▶ **SUPPLIED DATA**
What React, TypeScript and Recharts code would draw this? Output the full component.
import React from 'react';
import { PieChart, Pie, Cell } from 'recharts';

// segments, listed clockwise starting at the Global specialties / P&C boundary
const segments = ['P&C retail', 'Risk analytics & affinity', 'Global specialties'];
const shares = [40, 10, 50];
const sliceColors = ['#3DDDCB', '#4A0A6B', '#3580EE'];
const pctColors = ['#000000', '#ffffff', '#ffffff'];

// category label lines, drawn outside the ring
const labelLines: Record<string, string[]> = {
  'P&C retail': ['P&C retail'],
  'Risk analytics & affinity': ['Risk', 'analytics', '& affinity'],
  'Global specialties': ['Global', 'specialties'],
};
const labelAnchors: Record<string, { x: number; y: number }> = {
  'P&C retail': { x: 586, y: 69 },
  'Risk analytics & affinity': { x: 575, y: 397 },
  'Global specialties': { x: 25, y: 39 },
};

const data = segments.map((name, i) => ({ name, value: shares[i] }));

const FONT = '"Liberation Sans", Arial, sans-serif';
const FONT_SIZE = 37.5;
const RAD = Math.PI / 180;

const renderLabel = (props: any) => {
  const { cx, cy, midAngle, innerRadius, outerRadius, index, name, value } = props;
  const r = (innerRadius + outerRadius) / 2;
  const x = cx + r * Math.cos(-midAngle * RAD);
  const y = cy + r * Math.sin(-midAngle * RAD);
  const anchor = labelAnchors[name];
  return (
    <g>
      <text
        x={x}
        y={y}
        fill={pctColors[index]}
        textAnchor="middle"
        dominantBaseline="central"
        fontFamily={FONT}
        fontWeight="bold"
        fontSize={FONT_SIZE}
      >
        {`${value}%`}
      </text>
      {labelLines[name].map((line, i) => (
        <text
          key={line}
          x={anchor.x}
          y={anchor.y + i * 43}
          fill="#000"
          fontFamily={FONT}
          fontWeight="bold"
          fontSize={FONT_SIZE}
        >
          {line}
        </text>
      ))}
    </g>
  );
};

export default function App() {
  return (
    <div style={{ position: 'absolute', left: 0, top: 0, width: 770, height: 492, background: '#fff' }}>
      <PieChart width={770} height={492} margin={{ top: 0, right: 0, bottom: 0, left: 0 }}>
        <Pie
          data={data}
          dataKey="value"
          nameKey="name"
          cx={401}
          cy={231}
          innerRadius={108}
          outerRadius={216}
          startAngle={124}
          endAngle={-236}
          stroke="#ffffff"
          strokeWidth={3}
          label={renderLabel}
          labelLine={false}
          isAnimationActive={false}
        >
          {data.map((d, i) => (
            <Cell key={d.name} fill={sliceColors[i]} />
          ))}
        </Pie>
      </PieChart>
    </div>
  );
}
==
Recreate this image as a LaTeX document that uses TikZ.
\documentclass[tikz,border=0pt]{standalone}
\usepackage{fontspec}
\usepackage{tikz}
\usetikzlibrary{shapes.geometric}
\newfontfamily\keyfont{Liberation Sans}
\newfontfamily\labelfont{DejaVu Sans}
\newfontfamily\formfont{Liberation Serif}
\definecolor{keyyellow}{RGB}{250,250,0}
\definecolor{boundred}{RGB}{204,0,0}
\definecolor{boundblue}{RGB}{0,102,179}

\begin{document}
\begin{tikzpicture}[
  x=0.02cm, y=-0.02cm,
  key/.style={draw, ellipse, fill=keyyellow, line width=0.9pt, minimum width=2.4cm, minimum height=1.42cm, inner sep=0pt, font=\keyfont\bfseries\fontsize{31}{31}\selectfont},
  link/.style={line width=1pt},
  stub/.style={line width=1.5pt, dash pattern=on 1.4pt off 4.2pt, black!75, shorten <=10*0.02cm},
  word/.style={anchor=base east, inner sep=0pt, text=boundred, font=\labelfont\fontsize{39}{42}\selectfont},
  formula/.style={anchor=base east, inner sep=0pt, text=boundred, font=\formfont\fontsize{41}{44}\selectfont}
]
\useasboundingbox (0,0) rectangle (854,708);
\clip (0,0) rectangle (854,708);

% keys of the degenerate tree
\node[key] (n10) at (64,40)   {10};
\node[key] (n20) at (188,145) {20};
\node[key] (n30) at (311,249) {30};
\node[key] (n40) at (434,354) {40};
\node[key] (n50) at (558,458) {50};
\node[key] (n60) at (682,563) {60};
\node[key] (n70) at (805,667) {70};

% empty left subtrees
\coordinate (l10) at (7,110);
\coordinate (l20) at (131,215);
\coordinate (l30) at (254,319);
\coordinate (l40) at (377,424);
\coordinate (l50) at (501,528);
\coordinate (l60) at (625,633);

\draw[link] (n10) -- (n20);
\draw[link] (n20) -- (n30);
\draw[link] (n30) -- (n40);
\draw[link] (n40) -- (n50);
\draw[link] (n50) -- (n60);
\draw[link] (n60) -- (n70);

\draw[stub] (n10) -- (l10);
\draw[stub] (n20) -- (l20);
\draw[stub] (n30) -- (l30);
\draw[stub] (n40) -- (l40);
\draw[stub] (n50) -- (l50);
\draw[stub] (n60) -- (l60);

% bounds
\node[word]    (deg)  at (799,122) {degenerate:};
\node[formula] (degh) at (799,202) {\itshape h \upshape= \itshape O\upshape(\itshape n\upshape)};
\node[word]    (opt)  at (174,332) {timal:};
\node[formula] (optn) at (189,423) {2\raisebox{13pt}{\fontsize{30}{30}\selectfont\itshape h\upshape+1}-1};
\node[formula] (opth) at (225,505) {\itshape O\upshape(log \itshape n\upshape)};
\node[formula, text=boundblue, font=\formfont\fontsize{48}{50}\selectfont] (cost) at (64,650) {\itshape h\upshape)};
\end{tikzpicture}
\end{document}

▶ **PROBLEM STATEMENT**
Transcribe word for word the lines from the one holding "Recreate this image" through the one holding "(n60) -- (l60);". Include both, and add nothing.

▶ **COMPLETED TASK**
Recreate this image as a LaTeX document that uses TikZ.
\documentclass[tikz,border=0pt]{standalone}
\usepackage{fontspec}
\usepackage{tikz}
\usetikzlibrary{shapes.geometric}
\newfontfamily\keyfont{Liberation Sans}
\newfontfamily\labelfont{DejaVu Sans}
\newfontfamily\formfont{Liberation Serif}
\definecolor{keyyellow}{RGB}{250,250,0}
\definecolor{boundred}{RGB}{204,0,0}
\definecolor{boundblue}{RGB}{0,102,179}

\begin{document}
\begin{tikzpicture}[
  x=0.02cm, y=-0.02cm,
  key/.style={draw, ellipse, fill=keyyellow, line width=0.9pt, minimum width=2.4cm, minimum height=1.42cm, inner sep=0pt, font=\keyfont\bfseries\fontsize{31}{31}\selectfont},
  link/.style={line width=1pt},
  stub/.style={line width=1.5pt, dash pattern=on 1.4pt off 4.2pt, black!75, shorten <=10*0.02cm},
  word/.style={anchor=base east, inner sep=0pt, text=boundred, font=\labelfont\fontsize{39}{42}\selectfont},
  formula/.style={anchor=base east, inner sep=0pt, text=boundred, font=\formfont\fontsize{41}{44}\selectfont}
]
\useasboundingbox (0,0) rectangle (854,708);
\clip (0,0) rectangle (854,708);

% keys of the degenerate tree
\node[key] (n10) at (64,40)   {10};
\node[key] (n20) at (188,145) {20};
\node[key] (n30) at (311,249) {30};
\node[key] (n40) at (434,354) {40};
\node[key] (n50) at (558,458) {50};
\node[key] (n60) at (682,563) {60};
\node[key] (n70) at (805,667) {70};

% empty left subtrees
\coordinate (l10) at (7,110);
\coordinate (l20) at (131,215);
\coordinate (l30) at (254,319);
\coordinate (l40) at (377,424);
\coordinate (l50) at (501,528);
\coordinate (l60) at (625,633);

\draw[link] (n10) -- (n20);
\draw[link] (n20) -- (n30);
\draw[link] (n30) -- (n40);
\draw[link] (n40) -- (n50);
\draw[link] (n50) -- (n60);
\draw[link] (n60) -- (n70);

\draw[stub] (n10) -- (l10);
\draw[stub] (n20) -- (l20);
\draw[stub] (n30) -- (l30);
\draw[stub] (n40) -- (l40);
\draw[stub] (n50) -- (l50);
\draw[stub] (n60) -- (l60);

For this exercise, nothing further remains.